The building was acquired just last October and used to be SGI's, built 5-6 years ago "back when they still had money". It is standing next to the SGI campus and it is very modern and spacious with several levels and storage departments.
The museum is open at 1 PM Wednesday and Friday for a 1-hour tour, and on every first and third Saturday of each month for a 1 PM and 2 PM tours. The tours are free for the public. Most tours are done currently by volunteers. We were lucky to be guided by Randy Neff, a knowledgeable guy with a... humor twist.
We started the tour by seeing the first IBM machine, built around 1890, which was made for census purposes. The guide quickly told us the history of IBM and how it became the company we know today. Then we moved to other artifacts like huge hard drives (3 feet in diameter, 25 platters, 100KB per head) and all sorts of tapes from the past 50 years.

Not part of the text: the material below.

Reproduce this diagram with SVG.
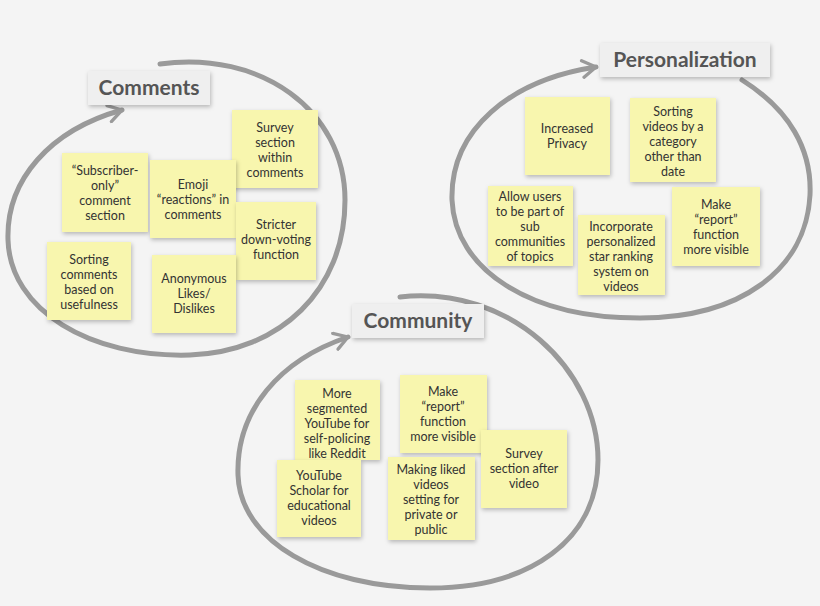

One of the highlights of the museum is that they had an Enigma machine on display (check pictures below). A rack of ENIAC followed, which I found very impressive. A quick explanation of Von Neuman's report followed and we saw a few computers created based on this report: Johniac and then Illiac ("NASA had to replace its Illiac with the slower... Cray because they couldn't find spares anymore in the '80s").
We saw a lot of machines from IBM including one of the first S360 series, then it was Digital's turn with most of the PDP range in full display: PDP-8, PDP-11 etc. We also saw a very... funny machine, the "Kitchen Computer" created in the '60s for the... housewives of the time. Too bad they never sold any of these (actually, they only made one) as it was too expensive and the small display was only showing binary code instead of human-readable text. It was definately not something that housewives would like for $10,600 USD of that time.
Other interesting exhibit items were the RAID machine that was built in Berkeley in 1991, which was the one test machine that brought us the RAID protocol, and the first router of the ARPA Net (a.k.a. Internet).
Check the pictures and then read more below for the second page of the article.
- "Computer History Museum, Page 1"
- "Computer History Museum, Page 2"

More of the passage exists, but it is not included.